Exercise directions:
From the entries that follow, list every line in which the string "chart" appears.

-------- Source data --------

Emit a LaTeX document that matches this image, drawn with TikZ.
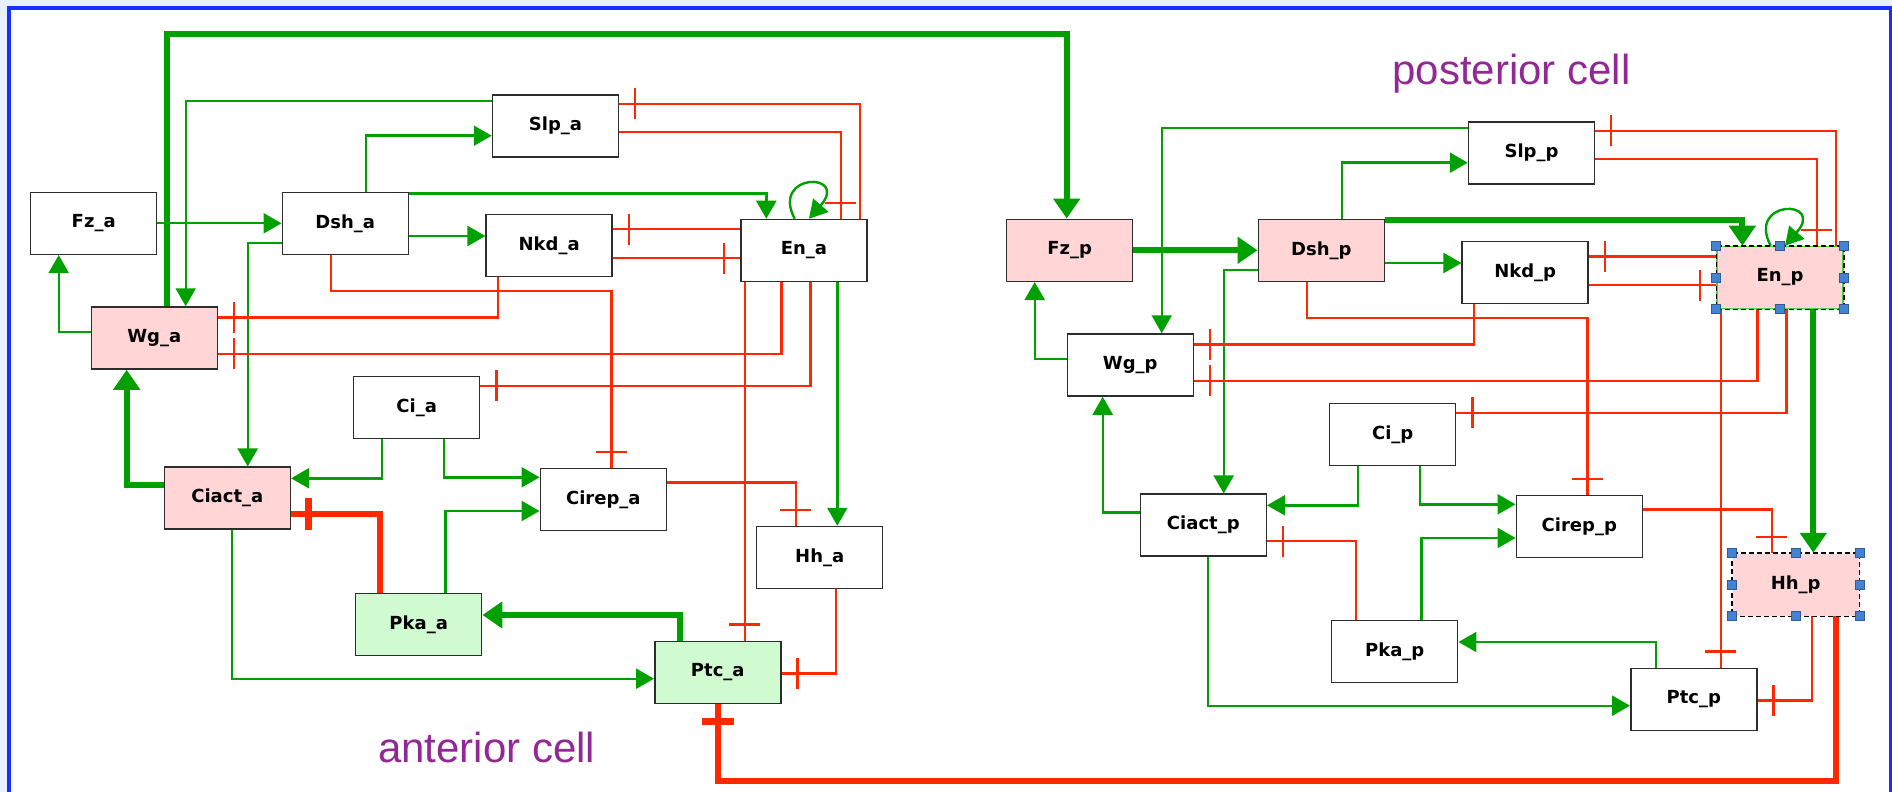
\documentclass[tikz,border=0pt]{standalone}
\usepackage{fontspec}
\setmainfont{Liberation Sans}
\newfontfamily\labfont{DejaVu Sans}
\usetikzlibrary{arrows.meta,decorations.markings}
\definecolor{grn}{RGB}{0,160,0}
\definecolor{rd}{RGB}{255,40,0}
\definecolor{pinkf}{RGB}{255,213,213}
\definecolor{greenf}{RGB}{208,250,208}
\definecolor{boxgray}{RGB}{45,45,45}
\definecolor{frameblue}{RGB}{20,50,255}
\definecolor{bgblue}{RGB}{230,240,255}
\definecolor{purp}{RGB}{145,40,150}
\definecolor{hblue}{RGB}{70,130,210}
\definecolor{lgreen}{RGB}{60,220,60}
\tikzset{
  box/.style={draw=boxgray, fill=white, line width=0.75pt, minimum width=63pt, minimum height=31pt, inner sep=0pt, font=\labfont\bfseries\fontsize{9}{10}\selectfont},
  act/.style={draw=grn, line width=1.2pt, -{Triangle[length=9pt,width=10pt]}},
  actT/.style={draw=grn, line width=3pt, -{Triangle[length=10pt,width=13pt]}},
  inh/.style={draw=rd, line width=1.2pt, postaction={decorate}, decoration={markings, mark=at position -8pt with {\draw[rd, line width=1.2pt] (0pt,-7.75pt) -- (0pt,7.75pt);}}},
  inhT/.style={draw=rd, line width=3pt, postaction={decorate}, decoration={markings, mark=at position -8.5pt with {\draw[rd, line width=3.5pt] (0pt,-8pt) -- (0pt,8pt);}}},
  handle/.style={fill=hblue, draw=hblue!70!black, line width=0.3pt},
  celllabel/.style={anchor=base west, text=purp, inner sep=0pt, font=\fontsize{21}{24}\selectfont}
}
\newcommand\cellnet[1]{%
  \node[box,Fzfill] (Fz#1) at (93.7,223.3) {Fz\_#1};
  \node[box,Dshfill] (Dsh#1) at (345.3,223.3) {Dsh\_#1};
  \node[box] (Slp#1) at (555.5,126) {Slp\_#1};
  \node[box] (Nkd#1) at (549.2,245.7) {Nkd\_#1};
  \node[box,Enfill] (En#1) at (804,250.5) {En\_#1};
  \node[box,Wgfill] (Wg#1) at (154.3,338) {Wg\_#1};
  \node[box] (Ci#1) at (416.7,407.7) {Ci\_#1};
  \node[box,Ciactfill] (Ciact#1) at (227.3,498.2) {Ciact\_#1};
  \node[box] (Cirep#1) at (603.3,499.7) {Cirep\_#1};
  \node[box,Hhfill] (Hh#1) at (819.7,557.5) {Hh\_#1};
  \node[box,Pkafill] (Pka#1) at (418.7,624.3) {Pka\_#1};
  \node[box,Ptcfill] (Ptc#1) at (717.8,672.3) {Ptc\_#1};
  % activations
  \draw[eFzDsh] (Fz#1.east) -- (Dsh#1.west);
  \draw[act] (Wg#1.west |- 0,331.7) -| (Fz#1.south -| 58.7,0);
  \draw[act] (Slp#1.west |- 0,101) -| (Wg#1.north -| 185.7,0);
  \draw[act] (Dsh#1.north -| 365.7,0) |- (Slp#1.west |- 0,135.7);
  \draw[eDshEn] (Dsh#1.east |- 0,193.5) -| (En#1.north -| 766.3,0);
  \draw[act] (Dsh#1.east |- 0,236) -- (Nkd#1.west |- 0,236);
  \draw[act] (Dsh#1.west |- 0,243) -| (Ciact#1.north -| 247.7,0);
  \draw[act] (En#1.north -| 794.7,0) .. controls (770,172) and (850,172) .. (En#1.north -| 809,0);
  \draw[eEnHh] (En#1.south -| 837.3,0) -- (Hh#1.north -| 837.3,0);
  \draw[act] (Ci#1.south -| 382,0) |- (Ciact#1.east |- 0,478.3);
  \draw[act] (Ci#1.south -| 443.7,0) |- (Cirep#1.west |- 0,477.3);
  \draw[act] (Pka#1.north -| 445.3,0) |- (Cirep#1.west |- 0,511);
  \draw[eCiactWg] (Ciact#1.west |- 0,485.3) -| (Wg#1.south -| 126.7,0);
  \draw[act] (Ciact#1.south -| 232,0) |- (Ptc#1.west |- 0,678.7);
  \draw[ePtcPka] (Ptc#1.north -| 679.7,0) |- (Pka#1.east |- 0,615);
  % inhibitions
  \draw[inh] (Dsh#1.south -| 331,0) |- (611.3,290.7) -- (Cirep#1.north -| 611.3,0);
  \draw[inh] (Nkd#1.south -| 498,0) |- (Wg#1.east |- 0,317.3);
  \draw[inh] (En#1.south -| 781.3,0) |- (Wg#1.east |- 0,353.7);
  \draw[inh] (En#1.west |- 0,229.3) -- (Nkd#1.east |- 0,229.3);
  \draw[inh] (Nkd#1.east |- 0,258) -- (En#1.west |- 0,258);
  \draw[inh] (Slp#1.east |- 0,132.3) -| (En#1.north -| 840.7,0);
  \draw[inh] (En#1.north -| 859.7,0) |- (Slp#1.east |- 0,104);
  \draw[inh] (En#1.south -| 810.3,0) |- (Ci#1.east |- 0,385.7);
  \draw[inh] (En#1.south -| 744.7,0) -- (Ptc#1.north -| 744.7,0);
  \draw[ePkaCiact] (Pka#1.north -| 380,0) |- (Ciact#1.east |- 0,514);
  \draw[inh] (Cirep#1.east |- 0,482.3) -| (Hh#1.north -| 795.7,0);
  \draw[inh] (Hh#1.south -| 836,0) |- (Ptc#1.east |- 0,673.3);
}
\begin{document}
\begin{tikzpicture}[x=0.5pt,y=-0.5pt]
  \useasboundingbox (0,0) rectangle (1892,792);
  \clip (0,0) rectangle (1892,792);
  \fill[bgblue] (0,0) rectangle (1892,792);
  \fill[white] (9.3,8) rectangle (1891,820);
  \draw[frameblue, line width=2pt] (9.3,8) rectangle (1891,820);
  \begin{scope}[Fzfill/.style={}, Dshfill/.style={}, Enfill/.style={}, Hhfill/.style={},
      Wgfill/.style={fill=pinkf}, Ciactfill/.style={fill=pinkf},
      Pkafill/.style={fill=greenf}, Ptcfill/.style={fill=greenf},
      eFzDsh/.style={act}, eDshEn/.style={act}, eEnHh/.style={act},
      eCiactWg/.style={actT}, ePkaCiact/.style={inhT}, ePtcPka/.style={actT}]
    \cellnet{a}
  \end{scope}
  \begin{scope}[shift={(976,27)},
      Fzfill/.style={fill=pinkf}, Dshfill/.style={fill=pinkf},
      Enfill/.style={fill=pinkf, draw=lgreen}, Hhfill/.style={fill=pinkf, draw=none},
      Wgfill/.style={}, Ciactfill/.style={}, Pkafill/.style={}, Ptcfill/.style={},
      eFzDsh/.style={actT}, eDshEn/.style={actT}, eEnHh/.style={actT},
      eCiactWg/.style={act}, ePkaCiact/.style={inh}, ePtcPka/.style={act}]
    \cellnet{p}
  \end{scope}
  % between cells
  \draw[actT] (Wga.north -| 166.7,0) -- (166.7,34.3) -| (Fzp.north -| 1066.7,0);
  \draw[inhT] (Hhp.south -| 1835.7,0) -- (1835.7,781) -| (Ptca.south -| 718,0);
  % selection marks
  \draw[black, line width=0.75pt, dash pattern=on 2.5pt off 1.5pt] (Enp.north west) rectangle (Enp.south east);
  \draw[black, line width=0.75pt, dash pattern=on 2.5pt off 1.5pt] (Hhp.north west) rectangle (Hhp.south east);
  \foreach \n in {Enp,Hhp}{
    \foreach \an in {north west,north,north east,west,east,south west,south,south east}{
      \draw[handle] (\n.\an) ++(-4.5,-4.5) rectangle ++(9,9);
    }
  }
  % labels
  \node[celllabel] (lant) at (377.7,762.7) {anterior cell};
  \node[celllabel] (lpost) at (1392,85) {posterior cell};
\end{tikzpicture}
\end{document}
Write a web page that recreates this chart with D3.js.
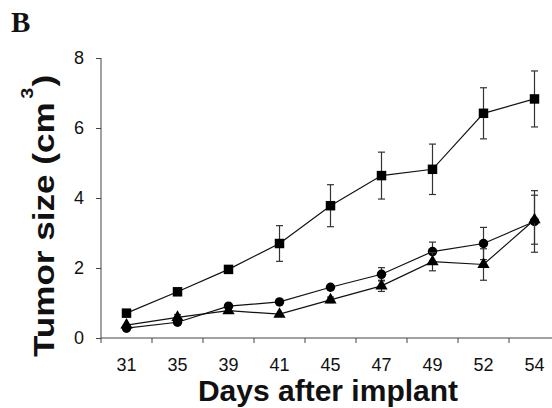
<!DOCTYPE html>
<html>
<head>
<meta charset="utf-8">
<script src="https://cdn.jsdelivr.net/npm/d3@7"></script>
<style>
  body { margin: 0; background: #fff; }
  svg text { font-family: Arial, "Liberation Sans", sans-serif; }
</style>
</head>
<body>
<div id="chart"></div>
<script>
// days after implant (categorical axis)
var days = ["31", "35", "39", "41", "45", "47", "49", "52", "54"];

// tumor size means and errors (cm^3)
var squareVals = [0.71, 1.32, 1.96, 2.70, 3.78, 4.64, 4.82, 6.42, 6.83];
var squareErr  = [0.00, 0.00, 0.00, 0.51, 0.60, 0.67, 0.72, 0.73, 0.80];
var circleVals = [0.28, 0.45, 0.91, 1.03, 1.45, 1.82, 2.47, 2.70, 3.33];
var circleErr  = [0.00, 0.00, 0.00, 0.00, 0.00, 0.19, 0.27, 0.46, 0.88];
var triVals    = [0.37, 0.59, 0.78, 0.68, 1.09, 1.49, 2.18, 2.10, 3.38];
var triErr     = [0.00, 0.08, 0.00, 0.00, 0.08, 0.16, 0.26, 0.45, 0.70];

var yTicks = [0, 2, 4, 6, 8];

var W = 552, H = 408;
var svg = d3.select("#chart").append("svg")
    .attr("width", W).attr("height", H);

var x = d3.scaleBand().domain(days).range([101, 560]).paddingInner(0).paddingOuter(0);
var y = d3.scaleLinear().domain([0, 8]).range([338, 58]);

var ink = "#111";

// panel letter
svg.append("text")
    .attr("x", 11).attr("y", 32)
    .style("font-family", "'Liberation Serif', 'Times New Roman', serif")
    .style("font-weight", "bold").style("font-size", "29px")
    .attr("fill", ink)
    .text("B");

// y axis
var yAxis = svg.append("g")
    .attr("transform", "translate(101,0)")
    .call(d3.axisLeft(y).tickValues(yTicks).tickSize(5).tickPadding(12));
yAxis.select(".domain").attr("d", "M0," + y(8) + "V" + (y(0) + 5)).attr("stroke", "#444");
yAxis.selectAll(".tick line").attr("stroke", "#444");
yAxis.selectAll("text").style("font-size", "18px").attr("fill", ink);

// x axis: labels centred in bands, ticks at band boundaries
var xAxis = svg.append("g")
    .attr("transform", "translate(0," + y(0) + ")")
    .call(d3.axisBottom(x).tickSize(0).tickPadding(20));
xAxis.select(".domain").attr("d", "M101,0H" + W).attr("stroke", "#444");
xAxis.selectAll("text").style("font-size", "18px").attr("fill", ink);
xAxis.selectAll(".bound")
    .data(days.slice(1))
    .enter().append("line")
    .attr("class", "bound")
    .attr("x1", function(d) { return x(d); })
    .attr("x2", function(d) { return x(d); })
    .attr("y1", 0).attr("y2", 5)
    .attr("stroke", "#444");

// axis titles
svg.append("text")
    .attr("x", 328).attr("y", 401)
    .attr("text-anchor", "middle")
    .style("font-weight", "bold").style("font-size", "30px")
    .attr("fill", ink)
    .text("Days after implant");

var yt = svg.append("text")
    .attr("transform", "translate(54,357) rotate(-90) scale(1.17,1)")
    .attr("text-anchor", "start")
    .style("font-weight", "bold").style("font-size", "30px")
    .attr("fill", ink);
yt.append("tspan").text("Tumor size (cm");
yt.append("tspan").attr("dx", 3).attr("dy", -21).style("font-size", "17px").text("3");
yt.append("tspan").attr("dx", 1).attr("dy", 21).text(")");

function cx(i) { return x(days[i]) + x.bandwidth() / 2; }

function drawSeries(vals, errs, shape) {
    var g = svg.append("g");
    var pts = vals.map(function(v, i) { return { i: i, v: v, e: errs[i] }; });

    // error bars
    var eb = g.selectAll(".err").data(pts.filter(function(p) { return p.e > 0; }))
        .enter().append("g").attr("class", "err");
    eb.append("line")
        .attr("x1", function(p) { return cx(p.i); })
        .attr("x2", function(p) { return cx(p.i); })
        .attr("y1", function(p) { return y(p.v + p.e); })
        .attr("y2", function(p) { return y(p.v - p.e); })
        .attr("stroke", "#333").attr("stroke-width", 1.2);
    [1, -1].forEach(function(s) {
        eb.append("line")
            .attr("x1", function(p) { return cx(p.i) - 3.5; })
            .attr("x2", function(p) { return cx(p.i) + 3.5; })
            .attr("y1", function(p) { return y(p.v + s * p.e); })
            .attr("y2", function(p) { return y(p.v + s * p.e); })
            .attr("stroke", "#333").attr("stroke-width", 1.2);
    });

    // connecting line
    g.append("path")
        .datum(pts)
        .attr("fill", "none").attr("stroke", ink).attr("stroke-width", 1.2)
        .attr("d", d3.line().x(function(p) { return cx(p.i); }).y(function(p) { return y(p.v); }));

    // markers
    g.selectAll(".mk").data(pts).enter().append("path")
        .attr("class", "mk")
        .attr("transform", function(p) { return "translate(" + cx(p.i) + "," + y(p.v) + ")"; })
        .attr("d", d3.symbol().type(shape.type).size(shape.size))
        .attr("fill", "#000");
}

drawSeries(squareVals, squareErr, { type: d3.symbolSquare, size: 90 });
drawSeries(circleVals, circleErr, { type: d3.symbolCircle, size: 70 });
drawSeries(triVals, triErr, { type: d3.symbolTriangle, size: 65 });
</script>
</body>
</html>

--------

Answer for this exercise:
Write a web page that recreates this chart with D3.js.
<div id="chart"></div>
var svg = d3.select("#chart").append("svg")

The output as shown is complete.